= Anthony Barnewall =

Anthony Barnewall (1721–1739), was an officer in the Austrian army.

Barnewall was the sixth and youngest son of John, eleventh Baron Trimleston, by his wife and cousin Mary (or Margaret), daughter of Sir John Barnewall. At the age of seventeen, he served in Germany with General Hamilton's regiment of cuirassiers. "His good sense, humility, good nature, and truly honest worthy principles, gained him the love and esteem of all who had the least acquaintance with him" (letter to his brother-in-law Viscount Mountgarret from a general in the imperial service, 1739). There was scarcely an action of any note with the Turks that he was not in, and he always acquitted himself with uncommon resolution.

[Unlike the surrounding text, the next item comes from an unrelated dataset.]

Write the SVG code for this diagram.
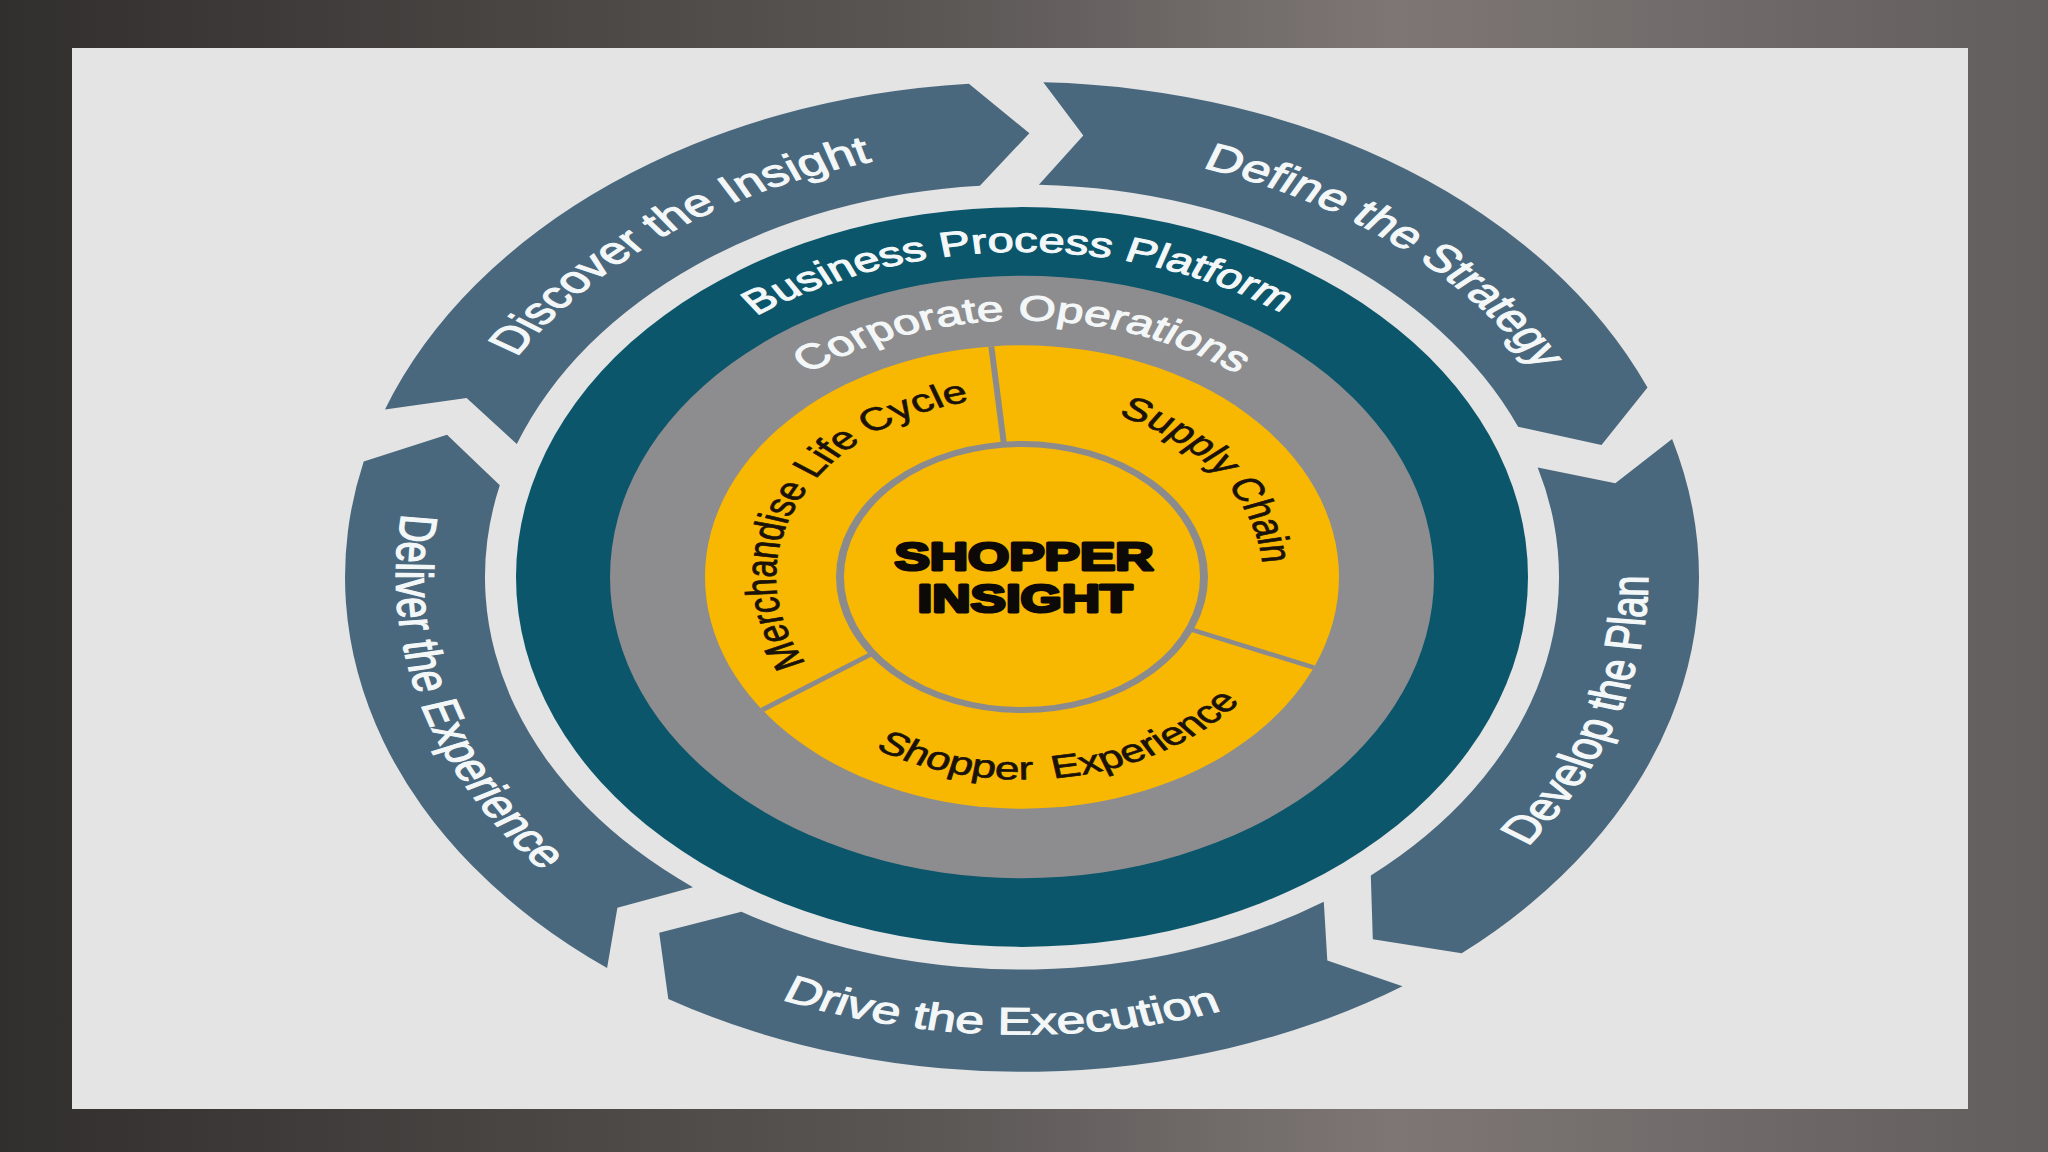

He fell a victim to his headlong bravery in the stubborn battle of Krotzka (September 1739), when the Austrians were defeated by the Turks. Young Barnewall had been promoted to the rank of lieutenant only the day before. His regiment was one of the first that charged the enemy, and, the captain and cornet being killed at the first onset, the lieutenant took up the standard, tore off the flag, tied it round his waist, and led the troop to the charge. Twice he was repulsed, when, turning to his men with the words, "Come on, my brave fellows! We shall certainly do the work now", for the third time he spurred his horse into the thickest of the enemy, where, being surrounded, he fell, covered with wounds.